# WHAT YOU HAVE TO DO
Please transcribe the data below exactly. Leave the pictures out.

# DATA BLOCK
============
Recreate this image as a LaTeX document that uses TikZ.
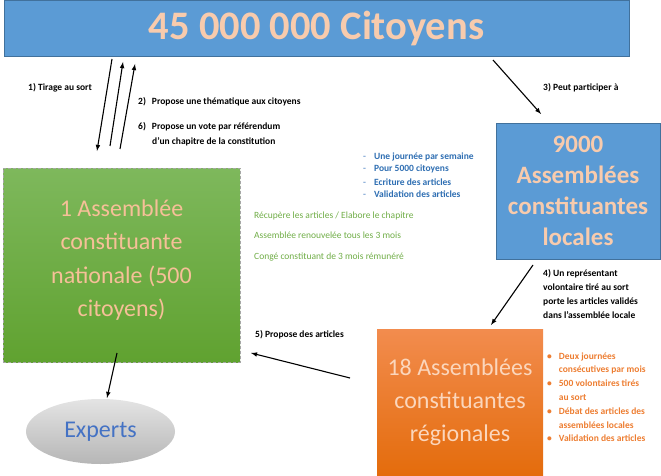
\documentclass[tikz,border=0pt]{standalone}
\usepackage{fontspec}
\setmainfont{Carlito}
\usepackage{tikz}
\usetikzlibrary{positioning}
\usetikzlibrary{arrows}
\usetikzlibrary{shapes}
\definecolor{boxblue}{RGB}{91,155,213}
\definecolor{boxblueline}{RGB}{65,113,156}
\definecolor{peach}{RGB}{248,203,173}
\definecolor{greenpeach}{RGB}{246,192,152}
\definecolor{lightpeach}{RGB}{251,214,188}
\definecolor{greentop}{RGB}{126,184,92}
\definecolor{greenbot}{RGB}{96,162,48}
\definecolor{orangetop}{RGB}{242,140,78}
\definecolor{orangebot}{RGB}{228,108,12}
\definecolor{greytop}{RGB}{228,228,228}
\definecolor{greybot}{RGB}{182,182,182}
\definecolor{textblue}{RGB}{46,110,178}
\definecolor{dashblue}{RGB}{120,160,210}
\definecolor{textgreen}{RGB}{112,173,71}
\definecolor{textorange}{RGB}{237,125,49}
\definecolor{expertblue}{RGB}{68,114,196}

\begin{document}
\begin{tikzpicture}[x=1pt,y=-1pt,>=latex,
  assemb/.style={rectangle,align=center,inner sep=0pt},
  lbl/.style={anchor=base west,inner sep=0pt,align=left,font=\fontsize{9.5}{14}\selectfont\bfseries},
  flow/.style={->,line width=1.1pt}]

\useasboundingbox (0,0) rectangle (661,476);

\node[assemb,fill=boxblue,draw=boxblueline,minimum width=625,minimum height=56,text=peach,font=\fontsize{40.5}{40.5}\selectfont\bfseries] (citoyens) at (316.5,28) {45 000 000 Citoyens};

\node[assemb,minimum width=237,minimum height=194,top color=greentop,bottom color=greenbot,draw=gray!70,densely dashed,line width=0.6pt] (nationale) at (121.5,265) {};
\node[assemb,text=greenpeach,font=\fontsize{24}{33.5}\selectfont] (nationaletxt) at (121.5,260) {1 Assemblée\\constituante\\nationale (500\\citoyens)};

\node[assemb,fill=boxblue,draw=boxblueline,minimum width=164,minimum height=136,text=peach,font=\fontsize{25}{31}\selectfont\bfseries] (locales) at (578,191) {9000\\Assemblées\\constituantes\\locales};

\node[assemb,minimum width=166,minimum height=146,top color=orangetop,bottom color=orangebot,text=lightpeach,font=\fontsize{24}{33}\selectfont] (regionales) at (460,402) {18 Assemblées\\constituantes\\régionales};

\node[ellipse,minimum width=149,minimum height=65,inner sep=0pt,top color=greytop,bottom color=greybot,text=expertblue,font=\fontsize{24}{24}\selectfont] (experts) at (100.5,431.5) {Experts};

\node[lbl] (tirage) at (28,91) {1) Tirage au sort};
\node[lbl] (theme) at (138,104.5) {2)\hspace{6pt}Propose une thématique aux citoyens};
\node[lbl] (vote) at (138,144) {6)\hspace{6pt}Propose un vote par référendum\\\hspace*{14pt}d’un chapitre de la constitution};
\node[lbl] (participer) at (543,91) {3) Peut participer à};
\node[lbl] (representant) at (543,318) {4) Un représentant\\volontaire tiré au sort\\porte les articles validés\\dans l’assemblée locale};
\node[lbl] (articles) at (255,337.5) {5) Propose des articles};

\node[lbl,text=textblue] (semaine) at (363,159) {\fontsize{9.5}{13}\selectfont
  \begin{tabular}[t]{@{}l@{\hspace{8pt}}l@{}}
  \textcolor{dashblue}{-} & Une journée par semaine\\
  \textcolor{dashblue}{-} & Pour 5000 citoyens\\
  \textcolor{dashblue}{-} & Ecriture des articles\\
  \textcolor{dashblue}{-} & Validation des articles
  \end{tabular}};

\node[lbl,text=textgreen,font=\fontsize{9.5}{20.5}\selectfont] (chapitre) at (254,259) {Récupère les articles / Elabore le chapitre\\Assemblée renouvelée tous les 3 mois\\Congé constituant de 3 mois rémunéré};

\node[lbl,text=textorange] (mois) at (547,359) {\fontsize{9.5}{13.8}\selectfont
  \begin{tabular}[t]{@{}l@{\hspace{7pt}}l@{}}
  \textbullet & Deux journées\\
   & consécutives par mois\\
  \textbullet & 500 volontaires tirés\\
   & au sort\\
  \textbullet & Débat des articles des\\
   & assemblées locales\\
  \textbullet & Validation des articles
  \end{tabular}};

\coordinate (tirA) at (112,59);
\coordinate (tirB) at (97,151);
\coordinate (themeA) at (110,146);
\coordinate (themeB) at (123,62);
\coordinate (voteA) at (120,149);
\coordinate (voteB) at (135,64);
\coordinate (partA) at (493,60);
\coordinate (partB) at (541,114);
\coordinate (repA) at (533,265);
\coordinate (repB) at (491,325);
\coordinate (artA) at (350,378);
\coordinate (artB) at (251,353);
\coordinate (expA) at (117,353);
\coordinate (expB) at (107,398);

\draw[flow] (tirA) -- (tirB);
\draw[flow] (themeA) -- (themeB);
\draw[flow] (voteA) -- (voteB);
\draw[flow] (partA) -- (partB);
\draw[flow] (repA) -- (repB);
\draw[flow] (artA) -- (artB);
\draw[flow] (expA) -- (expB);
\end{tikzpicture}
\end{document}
============
# EXPECTED ANSWER
Recreate this image as a LaTeX document that uses TikZ.
\documentclass[tikz,border=0pt]{standalone}
\usepackage{fontspec}
\setmainfont{Carlito}
\usepackage{tikz}
\usetikzlibrary{positioning}
\usetikzlibrary{arrows}
\usetikzlibrary{shapes}
\definecolor{boxblue}{RGB}{91,155,213}
\definecolor{boxblueline}{RGB}{65,113,156}
\definecolor{peach}{RGB}{248,203,173}
\definecolor{greenpeach}{RGB}{246,192,152}
\definecolor{lightpeach}{RGB}{251,214,188}
\definecolor{greentop}{RGB}{126,184,92}
\definecolor{greenbot}{RGB}{96,162,48}
\definecolor{orangetop}{RGB}{242,140,78}
\definecolor{orangebot}{RGB}{228,108,12}
\definecolor{greytop}{RGB}{228,228,228}
\definecolor{greybot}{RGB}{182,182,182}
\definecolor{textblue}{RGB}{46,110,178}
\definecolor{dashblue}{RGB}{120,160,210}
\definecolor{textgreen}{RGB}{112,173,71}
\definecolor{textorange}{RGB}{237,125,49}
\definecolor{expertblue}{RGB}{68,114,196}

\begin{document}
\begin{tikzpicture}[x=1pt,y=-1pt,>=latex,
  assemb/.style={rectangle,align=center,inner sep=0pt},
  lbl/.style={anchor=base west,inner sep=0pt,align=left,font=\fontsize{9.5}{14}\selectfont\bfseries},
  flow/.style={->,line width=1.1pt}]

\useasboundingbox (0,0) rectangle (661,476);

\node[assemb,fill=boxblue,draw=boxblueline,minimum width=625,minimum height=56,text=peach,font=\fontsize{40.5}{40.5}\selectfont\bfseries] (citoyens) at (316.5,28) {45 000 000 Citoyens};

\node[assemb,minimum width=237,minimum height=194,top color=greentop,bottom color=greenbot,draw=gray!70,densely dashed,line width=0.6pt] (nationale) at (121.5,265) {};
\node[assemb,text=greenpeach,font=\fontsize{24}{33.5}\selectfont] (nationaletxt) at (121.5,260) {1 Assemblée\\constituante\\nationale (500\\citoyens)};

\node[assemb,fill=boxblue,draw=boxblueline,minimum width=164,minimum height=136,text=peach,font=\fontsize{25}{31}\selectfont\bfseries] (locales) at (578,191) {9000\\Assemblées\\constituantes\\locales};

\node[assemb,minimum width=166,minimum height=146,top color=orangetop,bottom color=orangebot,text=lightpeach,font=\fontsize{24}{33}\selectfont] (regionales) at (460,402) {18 Assemblées\\constituantes\\régionales};

\node[ellipse,minimum width=149,minimum height=65,inner sep=0pt,top color=greytop,bottom color=greybot,text=expertblue,font=\fontsize{24}{24}\selectfont] (experts) at (100.5,431.5) {Experts};

\node[lbl] (tirage) at (28,91) {1) Tirage au sort};
\node[lbl] (theme) at (138,104.5) {2)\hspace{6pt}Propose une thématique aux citoyens};
\node[lbl] (vote) at (138,144) {6)\hspace{6pt}Propose un vote par référendum\\\hspace*{14pt}d’un chapitre de la constitution};
\node[lbl] (participer) at (543,91) {3) Peut participer à};
\node[lbl] (representant) at (543,318) {4) Un représentant\\volontaire tiré au sort\\porte les articles validés\\dans l’assemblée locale};
\node[lbl] (articles) at (255,337.5) {5) Propose des articles};

\node[lbl,text=textblue] (semaine) at (363,159) {\fontsize{9.5}{13}\selectfont
  \begin{tabular}[t]{@{}l@{\hspace{8pt}}l@{}}
  \textcolor{dashblue}{-} & Une journée par semaine\\
  \textcolor{dashblue}{-} & Pour 5000 citoyens\\
  \textcolor{dashblue}{-} & Ecriture des articles\\
  \textcolor{dashblue}{-} & Validation des articles
  \end{tabular}};

\node[lbl,text=textgreen,font=\fontsize{9.5}{20.5}\selectfont] (chapitre) at (254,259) {Récupère les articles / Elabore le chapitre\\Assemblée renouvelée tous les 3 mois\\Congé constituant de 3 mois rémunéré};

\node[lbl,text=textorange] (mois) at (547,359) {\fontsize{9.5}{13.8}\selectfont
  \begin{tabular}[t]{@{}l@{\hspace{7pt}}l@{}}
  \textbullet & Deux journées\\
   & consécutives par mois\\
  \textbullet & 500 volontaires tirés\\
   & au sort\\
  \textbullet & Débat des articles des\\
   & assemblées locales\\
  \textbullet & Validation des articles
  \end{tabular}};

\coordinate (tirA) at (112,59);
\coordinate (tirB) at (97,151);
\coordinate (themeA) at (110,146);
\coordinate (themeB) at (123,62);
\coordinate (voteA) at (120,149);
\coordinate (voteB) at (135,64);
\coordinate (partA) at (493,60);
\coordinate (partB) at (541,114);
\coordinate (repA) at (533,265);
\coordinate (repB) at (491,325);
\coordinate (artA) at (350,378);
\coordinate (artB) at (251,353);
\coordinate (expA) at (117,353);
\coordinate (expB) at (107,398);

\draw[flow] (tirA) -- (tirB);
\draw[flow] (themeA) -- (themeB);
\draw[flow] (voteA) -- (voteB);
\draw[flow] (partA) -- (partB);
\draw[flow] (repA) -- (repB);
\draw[flow] (artA) -- (artB);
\draw[flow] (expA) -- (expB);
\end{tikzpicture}
\end{document}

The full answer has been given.